L’Amministrazione Comunale di Castello del Matese ha provveduto alla messa in sicurezza del sito archeologico di Capo di Campo: con l’avvicinarsi delle gelate invernali, il luogo è stato protetto con un telo e ricoperto di uno strato di argilla espansa.
Lo scavo, avviato nel 2010, è stato reso possibile da una collaborazione tra il Comune di Castello del Matese (CE), l’Università degli Studi del Molise e la Soprintendenza Archeologica delle province di Salerno, Avellino, Benevento e Caserta e rientra in un più ampio progetto teso a definire le forme di occupazione e utilizzo in età antica del comprensorio matesino.
Il sito di Capo di Campo è posto all’estremità sud-orientale della piana occupata dal lago del Matese, a circa 1050 metri s.l.m., a ridosso di un tratturo che ricalca uno dei percorsi che in antico permettevano di scavalcare il massiccio matesino collegando la Campania al Sannio. Esso è infatti a ridosso della strada che, lasciata la valle del Volturno nei pressi di Alife e raggiunto il passo di Miralago, discendeva lungo il fianco settentrionale della Serra delle Giumente e, attraversata la piana lacustre, proseguiva lungo le pendici di Costa Catena fino al Pozzacchio; da lì, oltrepassata la sella del Perrone, risaliva verso Marianelle, raggiungeva le Tre Torrette, passando sotto la fortificazione sannitica che la controllava, le girava intorno percorrendo Valle Uma e poi ridiscendeva, attraversando il santuario di Campochiaro, fino a raggiungere la sottostante piana di Bojano ove incrociava il tratturo Pescasseroli – Candela.

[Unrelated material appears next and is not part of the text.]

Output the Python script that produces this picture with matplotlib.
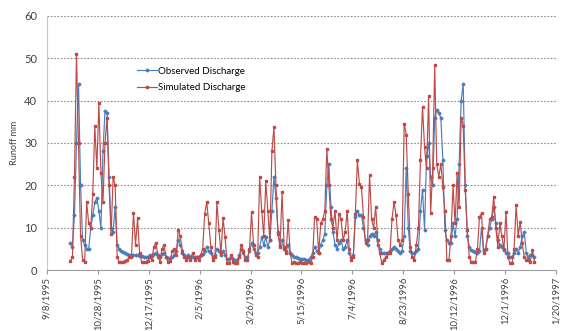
import matplotlib
matplotlib.use("Agg")
import matplotlib.pyplot as plt
import pandas as pd

plt.rcParams['font.family'] = ['Lato', 'DejaVu Sans']

# runoff series, one reading every 2 days starting 1 Oct 1995
start_date = "1995-10-01"
step_days = 2

observed = [
    6.3, 5.5, 13, 30, 44, 20, 7, 6, 5, 5,
    10, 13, 16, 17, 14, 10, 28, 37.5, 37, 22,
    10, 9, 15, 6, 5, 4.5, 4.2, 4, 3.8, 3.6,
    3.6, 3.6, 3.5, 3.5, 3.4, 3.3, 3.2, 3.1, 3.2, 3.6,
    3.3, 3.8, 4, 3.2, 3, 3.8, 4, 3.2, 2.8, 2.8,
    3, 3.5, 4.5, 7, 6, 4, 3.5, 3.2, 3.5, 3.2,
    3, 3.2, 3, 3.2, 3.5, 3.8, 4.5, 5.5, 4.5, 4,
    3.2, 3.5, 5, 4.5, 3.5, 4.5, 3.5, 2.7, 2.7, 3,
    2.6, 2.4, 2.4, 3.5, 5, 4, 3, 3, 4.5, 6.3,
    5, 4, 4, 5.5, 7.8, 6, 7.8, 5.5, 7, 14,
    22, 17, 9, 6, 7, 5, 4.5, 6, 4, 3.5,
    3.2, 3, 2.8, 2.7, 2.6, 2.6, 2.5, 2.5, 3, 4,
    5.5, 4.5, 4, 6, 7, 8.6, 20, 25, 15, 9,
    6, 5, 6.5, 7, 5, 5.5, 7, 4, 3, 3.5,
    12.5, 14, 13, 13, 10, 7, 6, 8, 8.6, 8,
    9, 6, 5, 4, 4, 4, 4, 4.5, 5, 5.5,
    5, 4.5, 4, 4.5, 8, 24, 10, 4.5, 4, 4,
    4.5, 5, 14, 19, 9.4, 27, 30, 22, 20, 36,
    37.8, 37, 36, 26, 9.4, 7, 6.5, 6.3, 11, 8,
    12, 25, 40, 44, 20, 8, 5.5, 4.7, 4.5, 4.2,
    4, 4.5, 10, 4.7, 5, 8, 10, 12, 15, 11,
    7, 6, 5.5, 5, 4, 4, 3, 3, 4, 5,
    4, 5.5, 8, 9, 4, 3, 3.5, 3.5, 3,
]

simulated = [
    2.2, 3, 22, 51, 30, 8, 2.5, 2, 16, 11,
    10, 18, 34, 24, 39.5, 23, 16, 30, 36, 20,
    8.5, 22, 20, 3, 2, 2, 2, 2.2, 2.5, 3,
    3, 13.5, 6, 12.2, 4, 2, 2, 2, 2.2, 3,
    2.5, 5.5, 6.5, 3.5, 2, 5, 6, 3, 2, 2.2,
    4.5, 5, 3.5, 9.5, 8, 4.5, 3, 2.5, 3, 2.5,
    4, 2.5, 3, 2.5, 3.5, 5, 13.3, 16, 11, 5.5,
    2.4, 3, 16, 9.4, 4, 12.2, 7.8, 1.6, 1.6, 3.5,
    1.8, 1.6, 1.6, 3, 5.9, 4.5, 2.4, 2.4, 5, 13.7,
    6, 3.5, 3, 22, 14, 8, 21, 14, 7, 28,
    33.7, 20, 8.6, 5.5, 18.4, 5.5, 4, 11.8, 4, 1.6,
    2, 1.6, 1.6, 2, 1.6, 1.7, 1.6, 1.8, 1.6, 3,
    12.5, 12, 4, 11, 12, 14, 28.6, 20, 12, 10,
    14, 7, 13.3, 12, 7, 9, 14, 5, 2.4, 3,
    13.3, 25.9, 20.4, 19.5, 12.5, 6.3, 7, 22.4, 12, 10,
    15, 7, 4, 1.6, 2.5, 3, 4, 4, 12, 16,
    13, 7, 6, 7, 34.5, 32, 18, 5.5, 3, 2.4,
    6, 10, 26, 38.6, 29, 24, 41, 13.4, 24, 48.3,
    25, 22, 25, 19.7, 14, 2.4, 2.5, 8, 20, 11,
    22.8, 15, 36, 34, 19, 9.5, 3, 2, 2, 2,
    5, 12.6, 13.4, 4, 5, 8, 12, 12.5, 17.3, 10,
    5.5, 11, 8, 4.7, 13.8, 3, 1.6, 1.6, 5, 15.4,
    8, 11.4, 6.3, 3, 2.4, 2.4, 2, 4.7, 2,
]

y_ticks = [0, 10, 20, 30, 40, 50, 60]
x_tick_start = "1995-09-08"
x_tick_count = 11

blue = "#4a7ebb"
red = "#be4b48"
text_col = "#404040"

dates = pd.date_range(start_date, periods=len(observed), freq=f"{step_days}D")
tick_dates = pd.date_range(x_tick_start, periods=x_tick_count, freq="50D")

fig = plt.figure(figsize=(5.62, 3.31), dpi=100)
ax = fig.add_axes([0.0836, 0.184, 0.9054, 0.768])

ax.plot(dates, observed, color=blue, lw=0.85, marker="D", ms=1.5,
        mec=blue, mfc=blue, label="Observed Discharge", zorder=3)
ax.plot(dates, simulated, color=red, lw=0.85, marker="s", ms=1.5,
        mec=red, mfc=red, label="Simulated Discharge", zorder=4)

ax.set_xlim(tick_dates[0], tick_dates[-1])
ax.set_ylim(0, 60)
ax.set_yticks(y_ticks)
ax.set_xticks(tick_dates)
ax.set_xticklabels([f"{d.month}/{d.day}/{d.year}" for d in tick_dates],
                   rotation=90, fontsize=6.8, color=text_col)
ax.tick_params(axis="y", length=0, pad=7, labelsize=8, labelcolor=text_col)
ax.tick_params(axis="x", length=3, color="#999999", pad=2)

ax.grid(axis="y", ls=(0, (1.5, 1.5)), color="#8c8c8c", lw=0.8)
ax.set_axisbelow(True)
for side in ("top", "right"):
    ax.spines[side].set_visible(False)
ax.spines["left"].set_color("#c8c8c8")
ax.spines["bottom"].set_color("#a0a0a0")

ax.set_ylabel("Runoff mm", fontsize=6.5, color=text_col, labelpad=4)

ax.legend(loc="upper left", bbox_to_anchor=(0.16, 0.835), frameon=False,
          fontsize=7, handlelength=2.0, labelspacing=0.8, handletextpad=0.15,
          markerscale=1.0)

fig.savefig("out.png", dpi=100)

Gli scavi hanno restituito i resti di un edificio pubblico di età sannitica, probabilmente un santuario, abbandonato nei primi anni del I secolo a.C. Esso doveva essere parte di un più ampio insediamento del quale è auspicabile che, con il prosieguo dei lavori, venga meglio delineata la forma e le funzioni. Sul finire del I secolo a.C., le strutture ancora emergenti dell’edificio sannitico furono riutilizzate per la costruzione di un nuovo impianto, verosimilmente a vocazione pastorale come suggeriscono i numerosi pesi da telaio che sono stati fin qui rinvenuti e che documentano una attività di lavorazione della lana, legata all’allevamento ovino. L’impianto, abbandonato nella seocnda metà del II secolo d.C., può essere identificato con un saltus estivo, termine tecnico utilizzato a Roma per indicare quelle aziende specializzate nell’allevamento transumante, soprattutto ovino, e costituite da un pascolo montano, attrezzato con ambienti per la lavorazione e la trasformazione dei prodotti e per ospitare la manodopera ivi impiegata, ed un pascolo invernale a valle dove animali e uomini svernavano; non sono noti molti impianti di questo tipo e, di conseguenza, l’abitato di Capo di Campo riveste una grande importanza per comprendere come fosse articolato un pascolo di alta montagna.
Dopo il suo abbandono, l’edificio rapidamente si degradò; sul finire del III secolo, comunque, venne edificata una nuova struttura che potrebbe aver vissuto almeno una trentina d’anni, fino ai primi anni dl IV secolo. Quanto di essa finora è stato portato alla luce non permette di avanzare ipotesi sulla sua funzione ma non è da escludere che fosse ancora legata ad attività di allevamento.